(Charts and diagrams as code)
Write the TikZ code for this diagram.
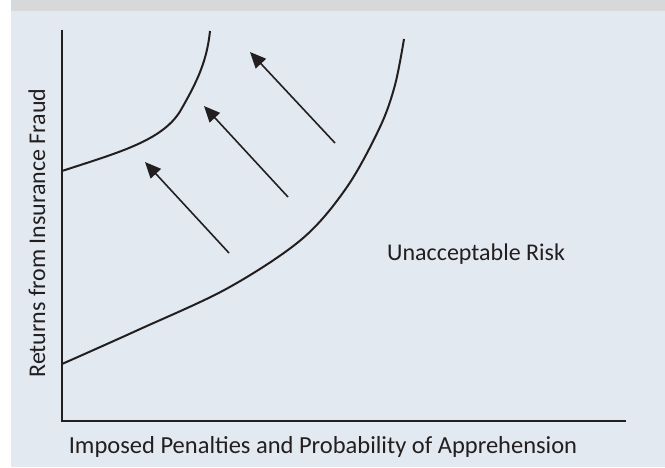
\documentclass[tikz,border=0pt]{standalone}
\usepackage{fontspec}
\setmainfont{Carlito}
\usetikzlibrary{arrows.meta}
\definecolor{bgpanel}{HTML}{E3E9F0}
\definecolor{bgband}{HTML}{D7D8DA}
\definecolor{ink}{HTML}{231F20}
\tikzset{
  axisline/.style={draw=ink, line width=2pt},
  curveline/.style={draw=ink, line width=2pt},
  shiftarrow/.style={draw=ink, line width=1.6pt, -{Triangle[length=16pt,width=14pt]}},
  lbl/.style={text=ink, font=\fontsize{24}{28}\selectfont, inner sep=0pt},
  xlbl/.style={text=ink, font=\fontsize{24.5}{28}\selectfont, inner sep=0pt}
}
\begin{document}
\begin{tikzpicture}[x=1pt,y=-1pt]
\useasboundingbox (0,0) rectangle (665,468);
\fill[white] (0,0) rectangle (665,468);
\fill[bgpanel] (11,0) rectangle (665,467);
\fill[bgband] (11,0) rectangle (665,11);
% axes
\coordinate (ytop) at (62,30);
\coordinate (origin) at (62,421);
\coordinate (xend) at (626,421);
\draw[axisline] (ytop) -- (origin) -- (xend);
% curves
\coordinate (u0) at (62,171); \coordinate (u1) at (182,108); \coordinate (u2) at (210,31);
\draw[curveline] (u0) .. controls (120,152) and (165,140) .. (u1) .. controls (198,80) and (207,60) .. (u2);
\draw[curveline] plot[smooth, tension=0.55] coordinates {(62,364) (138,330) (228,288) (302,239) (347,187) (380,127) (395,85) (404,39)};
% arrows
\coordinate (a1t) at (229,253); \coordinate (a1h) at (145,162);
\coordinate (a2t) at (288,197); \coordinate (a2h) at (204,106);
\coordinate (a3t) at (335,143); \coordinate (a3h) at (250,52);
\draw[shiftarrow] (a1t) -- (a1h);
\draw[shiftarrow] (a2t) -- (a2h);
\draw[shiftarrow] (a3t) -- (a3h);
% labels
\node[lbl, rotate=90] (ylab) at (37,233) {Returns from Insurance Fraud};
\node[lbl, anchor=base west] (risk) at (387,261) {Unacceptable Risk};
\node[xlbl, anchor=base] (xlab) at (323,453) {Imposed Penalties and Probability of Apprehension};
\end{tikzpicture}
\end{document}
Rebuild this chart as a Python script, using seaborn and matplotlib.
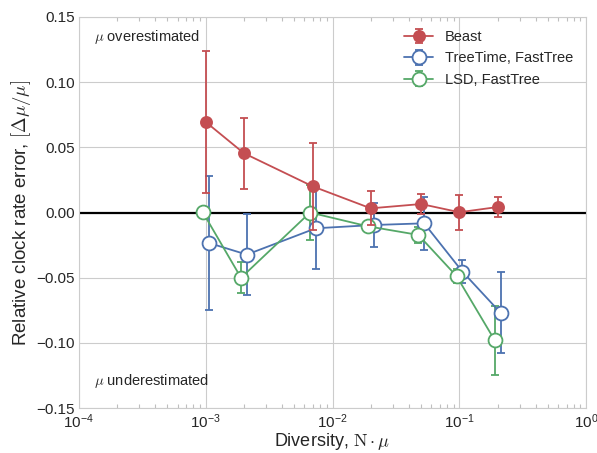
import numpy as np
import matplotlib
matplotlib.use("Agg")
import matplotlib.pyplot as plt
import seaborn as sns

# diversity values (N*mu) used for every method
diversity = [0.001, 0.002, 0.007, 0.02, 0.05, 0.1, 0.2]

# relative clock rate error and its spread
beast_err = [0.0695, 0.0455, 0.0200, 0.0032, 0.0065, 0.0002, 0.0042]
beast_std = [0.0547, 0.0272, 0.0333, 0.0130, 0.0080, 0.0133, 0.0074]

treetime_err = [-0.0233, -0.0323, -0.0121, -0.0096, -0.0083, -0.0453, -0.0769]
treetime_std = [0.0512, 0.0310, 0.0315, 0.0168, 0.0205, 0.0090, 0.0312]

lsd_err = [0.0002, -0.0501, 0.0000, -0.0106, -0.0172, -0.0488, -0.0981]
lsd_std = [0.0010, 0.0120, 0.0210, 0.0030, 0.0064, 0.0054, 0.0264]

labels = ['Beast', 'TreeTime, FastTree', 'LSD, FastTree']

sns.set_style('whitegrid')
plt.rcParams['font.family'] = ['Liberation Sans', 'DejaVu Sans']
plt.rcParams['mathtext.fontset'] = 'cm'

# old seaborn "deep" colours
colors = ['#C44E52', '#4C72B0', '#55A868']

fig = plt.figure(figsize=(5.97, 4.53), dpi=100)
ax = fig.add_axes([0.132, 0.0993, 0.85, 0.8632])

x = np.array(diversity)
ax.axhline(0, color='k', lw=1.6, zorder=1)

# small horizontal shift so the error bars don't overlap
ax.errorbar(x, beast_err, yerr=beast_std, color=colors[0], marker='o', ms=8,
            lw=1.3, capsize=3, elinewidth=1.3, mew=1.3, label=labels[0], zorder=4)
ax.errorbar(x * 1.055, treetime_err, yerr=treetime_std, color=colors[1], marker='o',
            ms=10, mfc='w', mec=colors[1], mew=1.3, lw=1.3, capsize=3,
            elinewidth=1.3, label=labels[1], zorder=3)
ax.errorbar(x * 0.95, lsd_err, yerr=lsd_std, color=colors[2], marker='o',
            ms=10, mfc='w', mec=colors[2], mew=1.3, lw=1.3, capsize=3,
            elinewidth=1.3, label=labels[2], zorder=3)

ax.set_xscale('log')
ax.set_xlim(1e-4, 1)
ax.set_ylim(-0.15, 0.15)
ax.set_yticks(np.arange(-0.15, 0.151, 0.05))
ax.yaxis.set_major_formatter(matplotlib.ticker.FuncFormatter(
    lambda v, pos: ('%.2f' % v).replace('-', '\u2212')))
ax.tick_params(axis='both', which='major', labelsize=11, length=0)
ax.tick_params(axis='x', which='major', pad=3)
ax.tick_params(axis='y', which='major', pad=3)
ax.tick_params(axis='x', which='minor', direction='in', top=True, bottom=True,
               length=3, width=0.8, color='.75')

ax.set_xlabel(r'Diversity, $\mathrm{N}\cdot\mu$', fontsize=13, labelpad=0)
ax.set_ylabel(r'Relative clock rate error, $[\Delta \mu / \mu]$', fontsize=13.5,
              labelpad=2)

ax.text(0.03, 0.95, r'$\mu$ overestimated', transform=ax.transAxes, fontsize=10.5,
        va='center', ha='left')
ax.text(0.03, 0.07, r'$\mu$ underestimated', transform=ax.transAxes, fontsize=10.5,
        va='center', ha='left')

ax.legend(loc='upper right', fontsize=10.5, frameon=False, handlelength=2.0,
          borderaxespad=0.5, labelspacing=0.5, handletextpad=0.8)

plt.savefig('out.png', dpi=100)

### What is expected
Write out the entries above word for word. Do not include the pictures.

### Result of the task
Write the TikZ code for this diagram.
\documentclass[tikz,border=0pt]{standalone}
\usepackage{fontspec}
\setmainfont{Carlito}
\usetikzlibrary{arrows.meta}
\definecolor{bgpanel}{HTML}{E3E9F0}
\definecolor{bgband}{HTML}{D7D8DA}
\definecolor{ink}{HTML}{231F20}
\tikzset{
  axisline/.style={draw=ink, line width=2pt},
  curveline/.style={draw=ink, line width=2pt},
  shiftarrow/.style={draw=ink, line width=1.6pt, -{Triangle[length=16pt,width=14pt]}},
  lbl/.style={text=ink, font=\fontsize{24}{28}\selectfont, inner sep=0pt},
  xlbl/.style={text=ink, font=\fontsize{24.5}{28}\selectfont, inner sep=0pt}
}
\begin{document}
\begin{tikzpicture}[x=1pt,y=-1pt]
\useasboundingbox (0,0) rectangle (665,468);
\fill[white] (0,0) rectangle (665,468);
\fill[bgpanel] (11,0) rectangle (665,467);
\fill[bgband] (11,0) rectangle (665,11);
% axes
\coordinate (ytop) at (62,30);
\coordinate (origin) at (62,421);
\coordinate (xend) at (626,421);
\draw[axisline] (ytop) -- (origin) -- (xend);
% curves
\coordinate (u0) at (62,171); \coordinate (u1) at (182,108); \coordinate (u2) at (210,31);
\draw[curveline] (u0) .. controls (120,152) and (165,140) .. (u1) .. controls (198,80) and (207,60) .. (u2);
\draw[curveline] plot[smooth, tension=0.55] coordinates {(62,364) (138,330) (228,288) (302,239) (347,187) (380,127) (395,85) (404,39)};
% arrows
\coordinate (a1t) at (229,253); \coordinate (a1h) at (145,162);
\coordinate (a2t) at (288,197); \coordinate (a2h) at (204,106);
\coordinate (a3t) at (335,143); \coordinate (a3h) at (250,52);
\draw[shiftarrow] (a1t) -- (a1h);
\draw[shiftarrow] (a2t) -- (a2h);
\draw[shiftarrow] (a3t) -- (a3h);
% labels
\node[lbl, rotate=90] (ylab) at (37,233) {Returns from Insurance Fraud};
\node[lbl, anchor=base west] (risk) at (387,261) {Unacceptable Risk};
\node[xlbl, anchor=base] (xlab) at (323,453) {Imposed Penalties and Probability of Apprehension};
\end{tikzpicture}
\end{document}
Rebuild this chart as a Python script, using seaborn and matplotlib.
import numpy as np
import matplotlib
matplotlib.use("Agg")
import matplotlib.pyplot as plt
import seaborn as sns

# diversity values (N*mu) used for every method
diversity = [0.001, 0.002, 0.007, 0.02, 0.05, 0.1, 0.2]

# relative clock rate error and its spread
beast_err = [0.0695, 0.0455, 0.0200, 0.0032, 0.0065, 0.0002, 0.0042]
beast_std = [0.0547, 0.0272, 0.0333, 0.0130, 0.0080, 0.0133, 0.0074]

treetime_err = [-0.0233, -0.0323, -0.0121, -0.0096, -0.0083, -0.0453, -0.0769]
treetime_std = [0.0512, 0.0310, 0.0315, 0.0168, 0.0205, 0.0090, 0.0312]

lsd_err = [0.0002, -0.0501, 0.0000, -0.0106, -0.0172, -0.0488, -0.0981]
lsd_std = [0.0010, 0.0120, 0.0210, 0.0030, 0.0064, 0.0054, 0.0264]

labels = ['Beast', 'TreeTime, FastTree', 'LSD, FastTree']

sns.set_style('whitegrid')
plt.rcParams['font.family'] = ['Liberation Sans', 'DejaVu Sans']
plt.rcParams['mathtext.fontset'] = 'cm'

# old seaborn "deep" colours
colors = ['#C44E52', '#4C72B0', '#55A868']

fig = plt.figure(figsize=(5.97, 4.53), dpi=100)
ax = fig.add_axes([0.132, 0.0993, 0.85, 0.8632])

x = np.array(diversity)
ax.axhline(0, color='k', lw=1.6, zorder=1)

# small horizontal shift so the error bars don't overlap
ax.errorbar(x, beast_err, yerr=beast_std, color=colors[0], marker='o', ms=8,
            lw=1.3, capsize=3, elinewidth=1.3, mew=1.3, label=labels[0], zorder=4)
ax.errorbar(x * 1.055, treetime_err, yerr=treetime_std, color=colors[1], marker='o',
            ms=10, mfc='w', mec=colors[1], mew=1.3, lw=1.3, capsize=3,
            elinewidth=1.3, label=labels[1], zorder=3)
ax.errorbar(x * 0.95, lsd_err, yerr=lsd_std, color=colors[2], marker='o',
            ms=10, mfc='w', mec=colors[2], mew=1.3, lw=1.3, capsize=3,
            elinewidth=1.3, label=labels[2], zorder=3)

ax.set_xscale('log')
ax.set_xlim(1e-4, 1)
ax.set_ylim(-0.15, 0.15)
ax.set_yticks(np.arange(-0.15, 0.151, 0.05))
ax.yaxis.set_major_formatter(matplotlib.ticker.FuncFormatter(
    lambda v, pos: ('%.2f' % v).replace('-', '\u2212')))
ax.tick_params(axis='both', which='major', labelsize=11, length=0)
ax.tick_params(axis='x', which='major', pad=3)
ax.tick_params(axis='y', which='major', pad=3)
ax.tick_params(axis='x', which='minor', direction='in', top=True, bottom=True,
               length=3, width=0.8, color='.75')

ax.set_xlabel(r'Diversity, $\mathrm{N}\cdot\mu$', fontsize=13, labelpad=0)
ax.set_ylabel(r'Relative clock rate error, $[\Delta \mu / \mu]$', fontsize=13.5,
              labelpad=2)

ax.text(0.03, 0.95, r'$\mu$ overestimated', transform=ax.transAxes, fontsize=10.5,
        va='center', ha='left')
ax.text(0.03, 0.07, r'$\mu$ underestimated', transform=ax.transAxes, fontsize=10.5,
        va='center', ha='left')

ax.legend(loc='upper right', fontsize=10.5, frameon=False, handlelength=2.0,
          borderaxespad=0.5, labelspacing=0.5, handletextpad=0.8)

plt.savefig('out.png', dpi=100)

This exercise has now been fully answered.